European court says ESM 'lawful'
Europe’s highest court has dismissed a challenge by Independent TD Thomas Pringle to the European Stability Mechanism, the permanent bailout fund from which Dublin hopes to draw aid for the surviving Irish banks.
Approving the formation of the ESM, the European Court of Justice ruled today that there was nothing in EU law to prevent the euro zone countries establishing such a fund.
The ESM does not breach the “no-bailout clause” in European law, the court said, and member states were entitled to introduce the fund before a looming change to the EU treaties which says that euro zone countries may set up a stability mechanism.
“The challenged amendment creates no legal basis for the EU to be able to undertake any action which was not previously possible,” the court said.
“The amendment … merely confirms the existence of a power possessed by the member states,” it added. “Since that decision does not confer any new power on the member states, the right of a member state to conclude and ratify the ESM Treaty is not subject to the entry into force of the change.”
The case followed on from Mr Pringle’s Supreme Court appeal to the High Court’s dismissal of his challenge in April to Ireland’s participation in the €500 billion ESM.
Mr Pringle’s challenge was heard last month in Luxembourg by all 27 judges of the European court under a fast-track procedure.
The TD, who represents Donegal South West, argued that the treaty change was not properly enacted and took issue with the fact that the ESM is intergovernmental body operating outside the framework of European law.
The Government, backed in its defence by 10 other member states and the EU institutions, argued there was nothing improper in the treaty change to allow the creation of a rescue fund for any distressed country.
The court held that the treaty change related to the internal policies and actions of the EU, and therefore met the conditions to use a special simplified amendment procure.
In doing so, it said that the change did not encroach on the EU’s exclusive rights in relation to monetary policy for single currency countries. It also said the change did affect the EU’s competence in relation the coordination of economic policies of member states.
“The instruments envisaged in order to attain the objective pursued by the ESM, to provide financial assistance to a member state, clearly do not fall within monetary policy,” the court said.
“The ESM serves instead to complement the new regulatory framework for strengthened economic governance of the EU.
“That framework establishes closer coordination and surveillance of the economic and budgetary policies conducted by the Member States and is intended to consolidate macroeconomic stability and the sustainability of public finances.”
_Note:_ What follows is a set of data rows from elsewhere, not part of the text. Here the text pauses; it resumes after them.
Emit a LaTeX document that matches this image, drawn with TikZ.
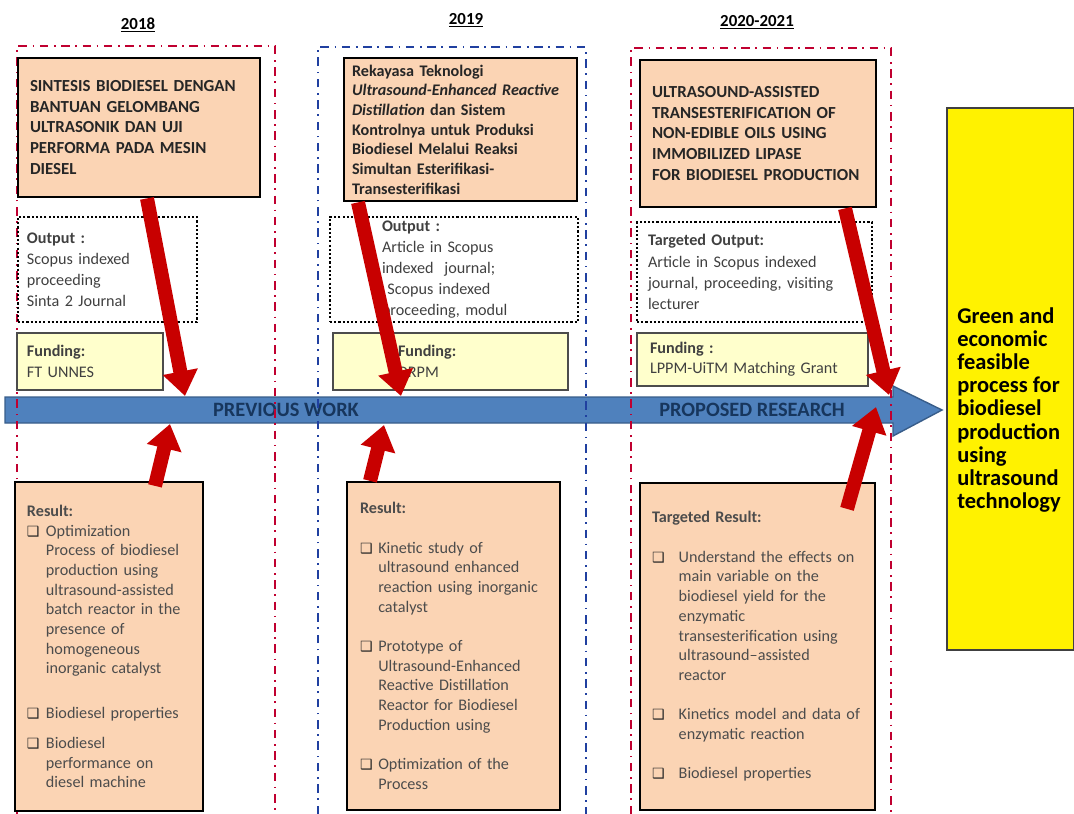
\documentclass[tikz,border=0pt]{standalone}
\usepackage{fontspec}
\setmainfont{Carlito}
\newfontfamily\symfont{DejaVu Sans}
\usepackage{xcolor}
\usetikzlibrary{arrows.meta, calc}
\definecolor{peach}{HTML}{FBD4B4}
\definecolor{paleyel}{HTML}{FFFFCC}
\definecolor{barblue}{HTML}{4F81BD}
\definecolor{bardark}{HTML}{385D8A}
\definecolor{navytxt}{HTML}{17365D}
\definecolor{framered}{HTML}{C00030}
\definecolor{frameblue}{HTML}{2040A0}
\definecolor{arrowred}{HTML}{C80000}
\newcommand{\pxl}{0.025cm}
\newcommand{\chk}[1][13.5pt]{\makebox[#1][l]{\color{black!85}\symfont\fontsize{10}{10}\selectfont ❑}}
\newcommand{\indt}[1][13.5pt]{\hspace*{#1}}
\tikzset{
  yearlabel/.style = {font=\fontsize{12}{14}\selectfont\bfseries},
  framecol/.style  = {line width=1.8pt,
                      dash pattern=on 6pt off 4pt on 1.2pt off 4pt},
  boxdim/.style n args = {3}{minimum width={#1*\pxl}, minimum height={#2*\pxl},
                      text width={#3*\pxl}},
  titlebox/.style  = {rectangle, draw=black, line width=2pt, fill=peach,
                      inner sep=0pt, align=left, text=black!85,
                      font=\fontsize{12}{14.6}\selectfont\bfseries},
  outbox/.style    = {rectangle, draw=black, line width=1.6pt,
                      dash pattern=on 1.5pt off 1.5pt, inner sep=0pt,
                      align=left, text=black!75,
                      font=\fontsize{11.5}{15}\selectfont},
  fundbox/.style   = {rectangle, draw=black!70, line width=1.4pt, fill=paleyel,
                      inner sep=0pt, align=left, text=black!75,
                      font=\fontsize{11.5}{14.5}\selectfont},
  resbox/.style    = {rectangle, draw=black, line width=1.6pt, fill=peach,
                      inner sep=0pt, align=left, text=black!70,
                      font=\fontsize{11.5}{14}\selectfont},
  goalbox/.style   = {rectangle, draw=black!75, line width=1.4pt, fill=yellow},
  goaltext/.style  = {anchor=west, inner sep=0pt, align=left,
                      font=\fontsize{16}{16.4}\selectfont\bfseries},
  bartext/.style   = {text=navytxt, font=\fontsize{14.5}{16}\selectfont\bfseries},
  redarrow/.style  = {draw=arrowred, line width=0.35cm,
                      -{Triangle[length=0.62cm, width=0.85cm]}}
}
\begin{document}
\begin{tikzpicture}[x=0.025cm, y=-0.025cm]
  \useasboundingbox (0,0) rectangle (1074,814);
  \draw[fill=barblue, draw=bardark, line width=1pt]
    (5,397) -- (893,397) -- (893,386) -- (942,410) -- (893,436) -- (893,423) -- (5,423) -- cycle;
  \node[bartext] (prev) at (286,410) {PREVIOUS WORK};
  \node[bartext] (prop) at (752,410) {PROPOSED RESEARCH};
  \draw[framecol, framered]  (17,814) -- (17,46) -- (275,46) -- (275,814);
  \draw[framecol, frameblue] (318,814) -- (318,47) -- (586,47) -- (586,814);
  \draw[framecol, framered]  (631,814) -- (631,48) -- (891,48) -- (891,814);
  \node[yearlabel] (yr1) at (138,25) {\underline{2018}};
  \node[yearlabel] (yr2) at (466,20) {\underline{2019}};
  \node[yearlabel] (yr3) at (757,22) {\underline{2020-2021}};
  \node[titlebox, boxdim={242}{139}{218}] (t1) at (139,127.5)
    {SINTESIS BIODIESEL DENGAN\\BANTUAN GELOMBANG\\ULTRASONIK DAN UJI\\PERFORMA PADA MESIN\\DIESEL};
  \node[titlebox, boxdim={233}{143}{217}, font=\fontsize{11.5}{14}\selectfont\bfseries] (t2) at (460.5,129.5)
    {Rekayasa Teknologi\\\textit{Ultrasound-Enhanced Reactive}\\\textit{Distillation} dan Sistem\\Kontrolnya untuk Produksi\\Biodiesel Melalui Reaksi\\Simultan Esterifikasi-\\Transesterifikasi};
  \node[titlebox, boxdim={236}{147}{212}] (t3) at (758,133.5)
    {ULTRASOUND-ASSISTED\\TRANSESTERIFICATION OF\\NON-EDIBLE OILS USING\\IMMOBILIZED LIPASE\\FOR BIODIESEL PRODUCTION};
  \node[outbox, boxdim={179}{105}{161}] (o1) at (107.5,269.5)
    {\textbf{Output :}\\Scopus indexed\\proceeding\\Sinta 2 Journal};
  \node[outbox, boxdim={248}{105}{144}] (o2) at (454,269.5)
    {\textbf{Output :}\\Article in Scopus\\indexed\ \ journal;\\\ Scopus indexed\\proceeding, modul};
  \node[outbox, boxdim={235}{100}{213}] (o3) at (754.5,272)
    {\textbf{Targeted Output:}\\Article in Scopus indexed\\journal, proceeding, visiting\\lecturer};
  \node[fundbox, boxdim={146}{57}{126}] (f1) at (90,361.5) {\textbf{Funding:}\\FT UNNES};
  \node[fundbox, boxdim={235}{57}{105}] (f2) at (450.5,361.5) {\textbf{Funding:}\\DRPM};
  \node[fundbox, boxdim={231}{53}{205}] (f3) at (752.5,359.5) {\textbf{Funding :}\\LPPM-UiTM Matching Grant};
  \node[resbox, boxdim={188}{329}{164}] (r1) at (109,646.5)
    {\textbf{Result:}\\\chk Optimization\\\indt Process of biodiesel\\\indt production using\\\indt ultrasound-assisted\\\indt batch reactor in the\\\indt presence of\\\indt homogeneous\\\indt inorganic catalyst\\[18pt]\chk Biodiesel properties\\[7pt]\chk Biodiesel\\\indt performance on\\\indt diesel machine};
  \node[resbox, boxdim={213}{328}{187}] (r2) at (453.5,646)
    {\textbf{Result:}\\[14pt]\chk[13pt]Kinetic study of\\\indt[13pt]ultrasound enhanced\\\indt[13pt]reaction using inorganic\\\indt[13pt]catalyst\\[14pt]\chk[13pt]Prototype of\\\indt[13pt]Ultrasound-Enhanced\\\indt[13pt]Reactive Distillation\\\indt[13pt]Reactor for Biodiesel\\\indt[13pt]Production using\\[14pt]\chk[13pt]Optimization of the\\\indt[13pt]Process};
  \node[resbox, boxdim={235}{327}{211}] (r3) at (757.5,646.5)
    {\textbf{Targeted Result:}\\[14pt]\chk[19pt]Understand the effects on\\\indt[19pt]main variable on the\\\indt[19pt]biodiesel yield for the\\\indt[19pt]enzymatic\\\indt[19pt]transesterification using\\\indt[19pt]ultrasound–assisted\\\indt[19pt]reactor\\[14pt]\chk[19pt]Kinetics model and data of\\\indt[19pt]enzymatic reaction\\[14pt]\chk[19pt]Biodiesel properties};
  \node[goalbox, minimum width={127*\pxl}, minimum height={542*\pxl}] (goal) at (1010.5,379) {};
  \node[goaltext] (goaltxt) at (957,410)
    {Green and\\economic\\feasible\\process for\\biodiesel\\production\\using\\ultrasound\\technology};
  \coordinate (d1) at (185,396);
  \coordinate (d2) at (401,396);
  \coordinate (d3) at (889,395);
  \coordinate (u1) at (170,424);
  \coordinate (u2) at (384,425);
  \coordinate (u3) at (876,407);
  \draw[redarrow] (147,0 |- t1.south) -- (d1);
  \draw[redarrow] (358,0 |- t2.south) -- (d2);
  \draw[redarrow] (845,0 |- t3.south) -- (d3);
  \draw[redarrow] ($(155,0 |- r1.north)+(0,5)$) -- (u1);
  \draw[redarrow] (370,0 |- r2.north) -- (u2);
  \draw[redarrow] ($(847,0 |- r3.north)+(0,27)$) -- (u3);
\end{tikzpicture}
\end{document}
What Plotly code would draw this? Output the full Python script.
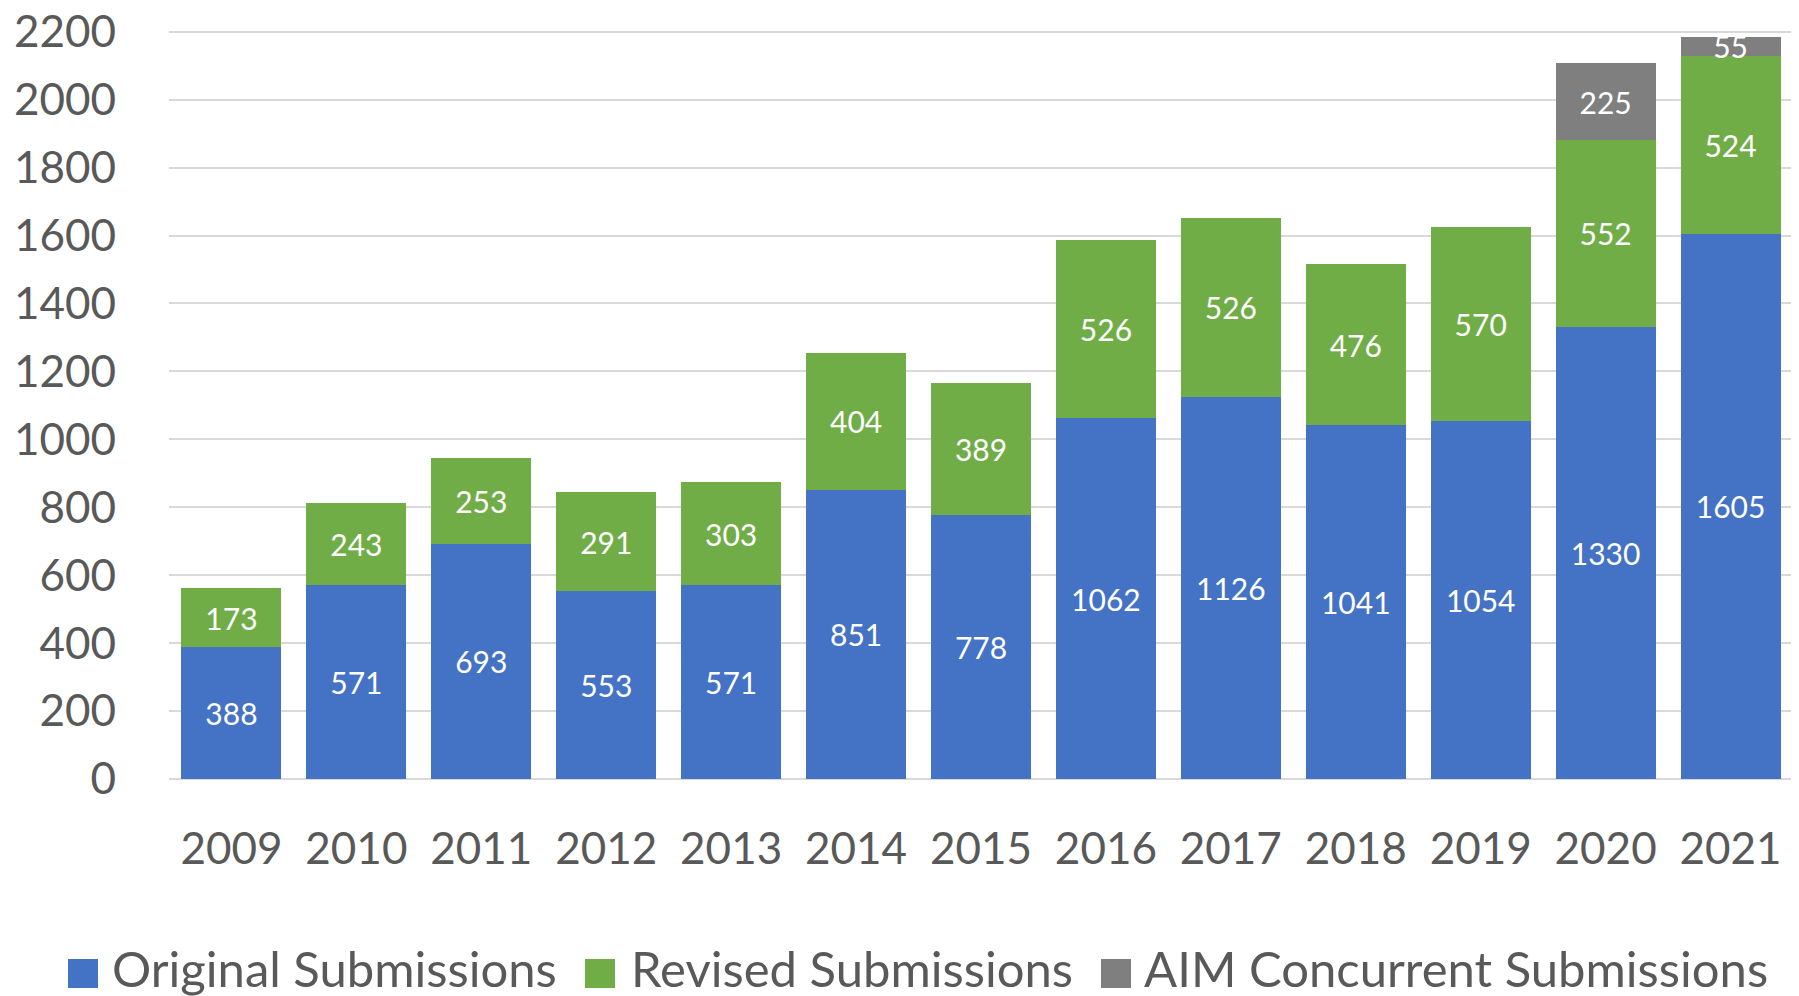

The court ruled that the ESM did not circumvent the ban on the European Central Bank and national central banks from granting overdraft facilities or any other type of credit facility to member states and or purchasing directly from them their debt.
“That prohibition is addressed specifically to the ECB and the central banks of the member states,” the court said.
“The grant of financial assistance by one member state or a group of member states to another member state, directly or through the ESM, is therefore not subject to that prohibition.
“The ‘no bail-out’ clause, which provides that neither the EU nor a member state are to be liable for the commitments of another member state or assume those commitments, is not intended to prohibit either the EU or the member states from granting any form of financial assistance to another member state.
“The aim of that provision is to ensure that the member states follow a sound budgetary policy by ensuring that they remain subject to the logic of the market when they enter into debt.
“Accordingly, it does not prohibit the granting of financial assistance by one or more member states to a Member State which remains liable for its commitments to its creditors provided that the conditions attached to such assistance are such as to prompt that Member State to implement a sound budgetary policy.
“The ESM and the member states who participate in it are not liable for the commitments of a member state which receives stability support and do not assume liability within the meaning of the ‘no bail-out’ clause.”